Saturday 14 July 2018

Vilshofen - Deggendorf

It’s been a warm one today. Fortunately there has been a little cross breeze that has tended to temper the unpleasantness of the heat. With a plan to visit two small towns along the Danube, getting these visits done early before it became unpleasant was important. 

We woke by the Danube, alongside about 25 other motorhomes. But, in no time at all the numbers had rapidly thinned. Some are on a frantic timetable with only a short holiday period, or, they have a hired van, and again, with no time to waste. Others, well, we just take out time!

After a while we left to follow the river to Vilshofen, a small village that these days is a stopping place for many of the Danube cruise boats. There were two moored this morning, with one taking on, literally, truck loads of supplies - and all loaded by the means of a human chain! Thought that the cruise people would have a more efficient means of resupplying the boats. 



We parked alongside the river and then ventured into the town. The town is noted for the man who gave the world the Pilsner beer. Josef Groll invented bottom fermentation, and his beer, Pilsner Urquell, was made famous in Bohemia (Czech). 

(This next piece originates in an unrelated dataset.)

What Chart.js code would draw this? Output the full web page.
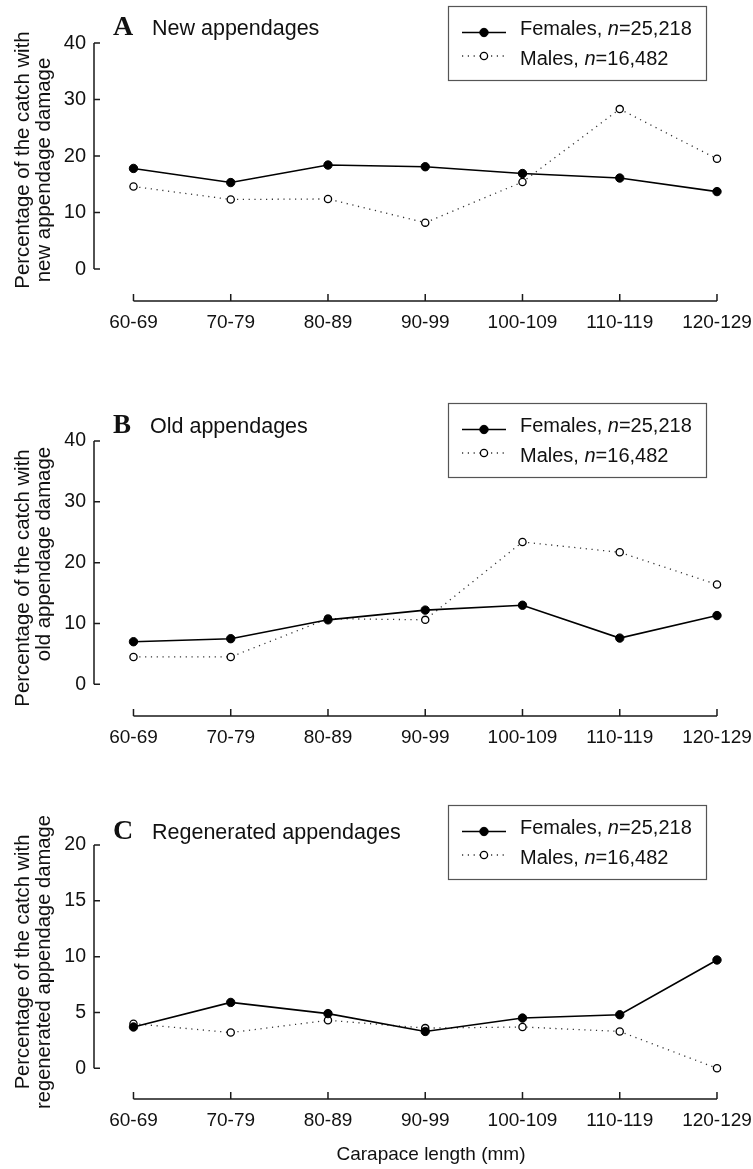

The centre of the town is worth a stroll with some interesting buildings, and being a Saturday, there were wedding groups preparing for their big day. 

Further along the Danube was the town of Deggendorf, a larger town with a much larger central market place. This area was filled with diners and shoppers, enjoying a beautiful Bavarian summers day. People have lived in the area for the past 8000 years, but the first mention of the town was around 886. 

Of course, a couple of churches were visited. It was very interesting to compare the two - one Lutherian and the other Catholic. The reformation saw the stripping away of the “religious decoration” and the churches became  very austere places of worship. Today the  camparision is quite sharp. 


In the Catholic Church poor old St Felix’s bones  have been on display for centuries. I must say, though, that he has had some very serious jewellery splashed over his remains. Other than this relic, the church is truly splendid in its baroque style. 

An interesting fresco on the outside of the Gradkircher (Church) giving thanks to the Lord for the miracles experienced after Jews were massacred in 1337 for setting fire to the town. The town was actually fire damage during conflicts between two warring Dukes of Bavaria, and, the Jewish community funded the rebuilding of the town. Modern research has shown that the Jews were massacred because the town owed them heaps of money. But, controversially, the painting over the church door still remains! It is interesting to note that after WWII Deggendorf was the site for the displaced persons camp for Jewish war refugees. 


Also, interestingly, I came across a local politician who was campaigning for the Bavarian elections. She chatted for a while about her politics which  she summed up as Germany for Germans. Just while I  was watching she had people signing up to her politics the whole time. 

Later in the afternoon we drove on a few kilometres to the small town of Oberalteich, just down the hill from Bogen!